Tajukpolitik – Pengamat politik dari Universitas Islam Negeri (UIN) Syarif Hidayatullah, Dedi Kurnia Syah, menegaskan Presiden Jokowi menyalahgunakan kekuasaan karena memakai Istana Negara untuk mengumpulkan enam ketua umum partai politik.
Dedi mengatakan sebagai kepala negara, Jokowi menyalahgunakan kekuasaan dan wewenang yang ia miliki untuk melakukan transaksi politik.
“Jokowi pada dasarnya telah semena-mena dengan kekuasaannya. Mengatur kepentingan politik praktis menggunakan kantor presiden adalah bentuk penyalahgunaan kekuasaan,” tegas Dedi, Rabu (3/5).
Menurut Dedi, dengan mengumpulkan enam ketua umum parpol di Istana Negara akan berdampak buruk terhadap marwah negara yang seharusnya netral dari politik praktis.
Selain itu, Dedi khawatir Pemilihan Umum 2024 akan makin terkesan ada kepentingan Jokowi di dalamnya dan diatur sesuai keinginan presiden dua periode itu.
“Situasi ini mengkhawatirkan, karena perangkat negara yang terlibat langsung pada penyelenggaraan Pemilu dapat terpengaruh dengan cara menjalankan kinerja menyesuaikan kepentingan Jokowi. Aktivitas Jokowi terkait keputusan politik praktis ini harus dikritik keras,” pungkas Dedi.
Tentu saja apa yang dilakukan oleh Jokowi tidak mencerminkan dia seorang kepala negara dan juga tidak mencerminkan sebagai negarawan. Istana Negara yang seharusnya steril dari kegiatan politik praktis digunakan untuk mengumpulkan para ketua umum partai politik pendukung pemerintah.
Apa yang dilakukan oleh Jokowi telah mencoreng muka nya sebagai kepala negara dan juga kepala pemerintahan.
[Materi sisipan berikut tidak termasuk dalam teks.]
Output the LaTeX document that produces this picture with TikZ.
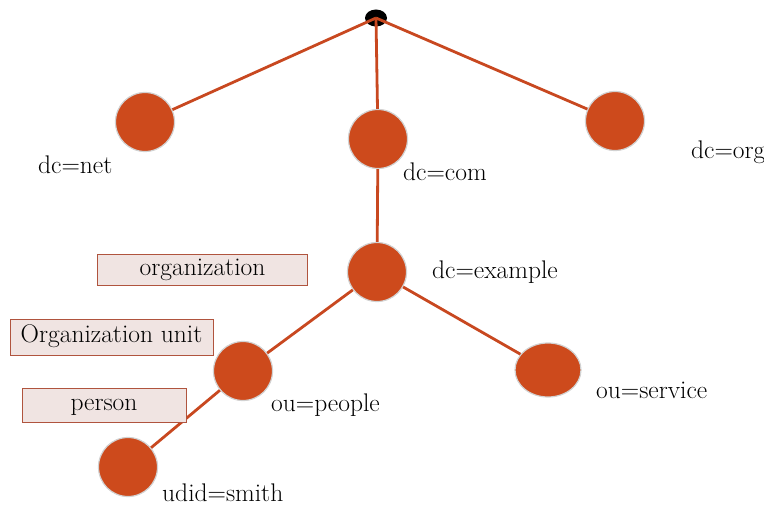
\documentclass[tikz,border=0pt]{standalone}
\usetikzlibrary{shapes.geometric}
\definecolor{nodeor}{RGB}{205,74,28}
\definecolor{edgeor}{RGB}{200,72,32}
\definecolor{boxfill}{RGB}{240,228,226}
\definecolor{boxline}{RGB}{176,84,62}
\tikzset{
  ent/.style={circle, fill=nodeor, draw=gray!35, line width=1.2pt, minimum size=59pt, inner sep=0pt},
  link/.style={draw=edgeor, line width=2.8pt},
  lbl/.style={font=\rmfamily\fontsize{25.5}{28}\selectfont, inner sep=0pt, text=black},
  tagbox/.style={draw=boxline, fill=boxfill, line width=1pt, font=\rmfamily\fontsize{25.5}{28}\selectfont, inner sep=0pt, text height=16pt, text depth=5pt}
}
\begin{document}
\begin{tikzpicture}[x=1pt,y=-1pt]
\useasboundingbox (0,0) rectangle (764,508);
% root
\node[ellipse, fill=black, minimum width=22pt, minimum height=17pt, inner sep=0pt] (root) at (376,18) {};
% entries
\node[ent] (net) at (145,122) {};
\node[ent] (com) at (378,139) {};
\node[ent] (org) at (615,121) {};
\node[ent] (ex) at (377,272) {};
\node[ent] (people) at (243,371) {};
\node[ent, ellipse, minimum width=66pt, minimum height=54pt] (service) at (548,370) {};
\node[ent] (smith) at (128,467) {};
% connectors
\draw[link] (root.center) -- (net);
\draw[link] (root.center) -- (com);
\draw[link] (root.center) -- (org);
\draw[link] (com) -- (ex);
\draw[link] (ex) -- (people);
\draw[link] (ex) -- (service);
\draw[link] (people) -- (smith);
% labels
\node[lbl, anchor=west] (lnet) at (38,165) {dc=net};
\node[lbl, anchor=west] (lcom) at (403,172) {dc=com};
\node[lbl, anchor=west] (lorg) at (691,152) {dc=org};
\node[lbl, anchor=west] (lex) at (432,272) {dc=example};
\node[lbl, anchor=west] (lpeople) at (271,405) {ou=people};
\node[lbl, anchor=west] (lservice) at (596,390) {ou=service};
\node[lbl, anchor=west] (lsmith) at (162,493) {udid=smith};
% type boxes
\node[tagbox, minimum width=210pt, minimum height=30pt] (torg) at (202.5,270) {organization};
\node[tagbox, minimum width=203pt, minimum height=36pt] (tou) at (111.5,337) {Organization unit};
\node[tagbox, minimum width=164pt, minimum height=34pt] (tperson) at (104,405) {person};
\end{tikzpicture}
\end{document}
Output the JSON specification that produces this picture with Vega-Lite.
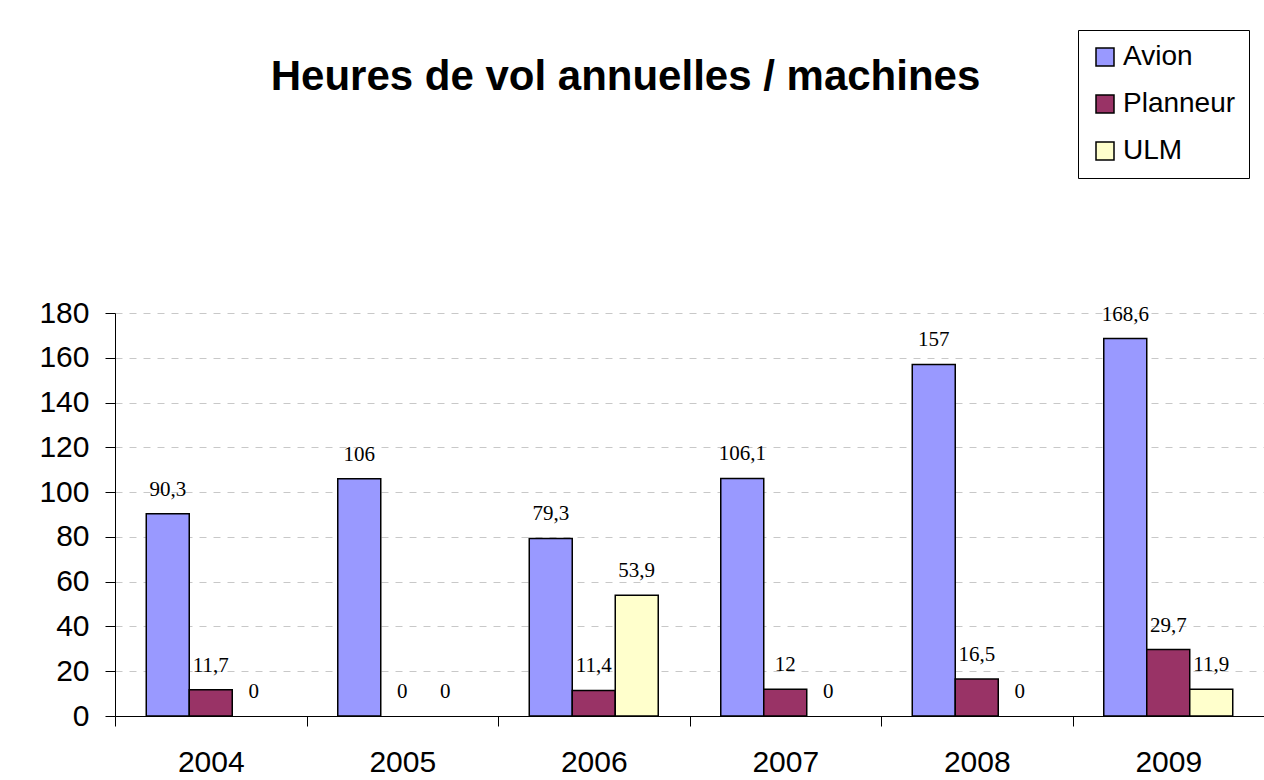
{
  "$schema": "https://vega.github.io/schema/vega-lite/v6.json",
  "width": 1149,
  "height": 403,
  "autosize": {"type": "none"},
  "padding": {"left": 115, "top": 313, "right": 0, "bottom": 64},
  "background": "white",
  "title": {
    "text": "Heures de vol annuelles / machines",
    "font": "Liberation Sans",
    "fontSize": 42,
    "fontWeight": "bold",
    "color": "black",
    "anchor": "middle",
    "offset": 0,
    "dy": 69,
    "dx": -64
  },
  "data": {
    "values": [
      {"year": "2004", "machine": "Avion", "hours": 90.3},
      {"year": "2004", "machine": "Planneur", "hours": 11.7},
      {"year": "2004", "machine": "ULM", "hours": 0},
      {"year": "2005", "machine": "Avion", "hours": 106},
      {"year": "2005", "machine": "Planneur", "hours": 0},
      {"year": "2005", "machine": "ULM", "hours": 0},
      {"year": "2006", "machine": "Avion", "hours": 79.3},
      {"year": "2006", "machine": "Planneur", "hours": 11.4},
      {"year": "2006", "machine": "ULM", "hours": 53.9},
      {"year": "2007", "machine": "Avion", "hours": 106.1},
      {"year": "2007", "machine": "Planneur", "hours": 12},
      {"year": "2007", "machine": "ULM", "hours": 0},
      {"year": "2008", "machine": "Avion", "hours": 157},
      {"year": "2008", "machine": "Planneur", "hours": 16.5},
      {"year": "2008", "machine": "ULM", "hours": 0},
      {"year": "2009", "machine": "Avion", "hours": 168.6},
      {"year": "2009", "machine": "Planneur", "hours": 29.7},
      {"year": "2009", "machine": "ULM", "hours": 11.9}
    ]
  },
  "encoding": {
    "x": {
      "field": "year",
      "type": "nominal",
      "scale": {"paddingInner": 0, "paddingOuter": 0},
      "axis": {
        "title": null,
        "labelAngle": 0,
        "tickBand": "extent",
        "tickSize": 10,
        "tickColor": "black",
        "domainColor": "black",
        "labelFont": "Liberation Sans",
        "labelFontSize": 30,
        "labelColor": "black",
        "labelPadding": 21,
        "grid": false
      }
    },
    "xOffset": {
      "field": "machine",
      "type": "nominal",
      "sort": ["Avion", "Planneur", "ULM"],
      "scale": {"paddingInner": 0, "paddingOuter": 0.727}
    },
    "y": {
      "field": "hours",
      "type": "quantitative",
      "scale": {"domain": [0, 180], "nice": false},
      "axis": {
        "title": null,
        "values": [0, 20, 40, 60, 80, 100, 120, 140, 160, 180],
        "format": "d",
        "grid": true,
        "gridDash": [7, 7],
        "gridColor": "#c8c8c8",
        "gridWidth": 1,
        "domainColor": "black",
        "tickColor": "black",
        "tickSize": 10,
        "labelFont": "Liberation Sans",
        "labelFontSize": 30,
        "labelColor": "black",
        "labelPadding": 16
      }
    }
  },
  "layer": [
    {
      "mark": {"type": "bar", "stroke": "black", "strokeWidth": 1.5},
      "encoding": {
        "color": {
          "field": "machine",
          "type": "nominal",
          "scale": {"domain": ["Avion", "Planneur", "ULM"], "range": ["#9999FF", "#993366", "#FFFFCC"]},
          "legend": {
            "title": null,
            "orient": "none",
            "legendX": 963,
            "legendY": -283,
            "symbolType": "square",
            "symbolSize": 324,
            "symbolStrokeColor": "black",
            "symbolStrokeWidth": 1.5,
            "labelFont": "Liberation Sans",
            "labelFontSize": 28,
            "labelColor": "black",
            "labelOffset": 4,
            "rowPadding": 19,
            "padding": 13,
            "strokeColor": "black",
            "fillColor": "white"
          }
        },
        "strokeOpacity": {"condition": {"test": "datum.hours > 0", "value": 1}, "value": 0}
      }
    },
    {
      "mark": {"type": "text", "font": "Liberation Serif", "fontSize": 21, "baseline": "alphabetic", "dy": -18, "color": "black"},
      "encoding": {
        "text": {"field": "hours", "type": "quantitative", "format": ".1~f"}
      }
    }
  ],
  "config": {
    "locale": {"number": {"decimal": ",", "thousands": " ", "grouping": [3], "currency": ["", " €"]}},
    "view": {"stroke": null}
  }
}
Seorang presiden yang diwajibkan untuk netral, justru terus berupaya untuk ikut terlalu dalam mengatur capres, cawapres serta koalisi.
Adapun enam ketua umum partai politik yang dipanggil Jokowi ke Istana Negara, Selasa malam (2/5) adalah Ketum PDI Perjuangan Megawati Soekarnoputri didampingi Sekretaris Jenderal PDIP Hasto Kristiyanto, Ketua Umum Partai Gerindra Prabowo Subianto, Ketua Umum Partai Golkar Airlangga Hartarto, Ketua Umum Partai Kebangkitan Bangsa Muhaimin Iskandar, Ketua Umum Partai Amanat Nasional Zulkifli Hasan, dan Plt Ketua Umum Partai Persatuan Pembangunan Muhamad Mardiono.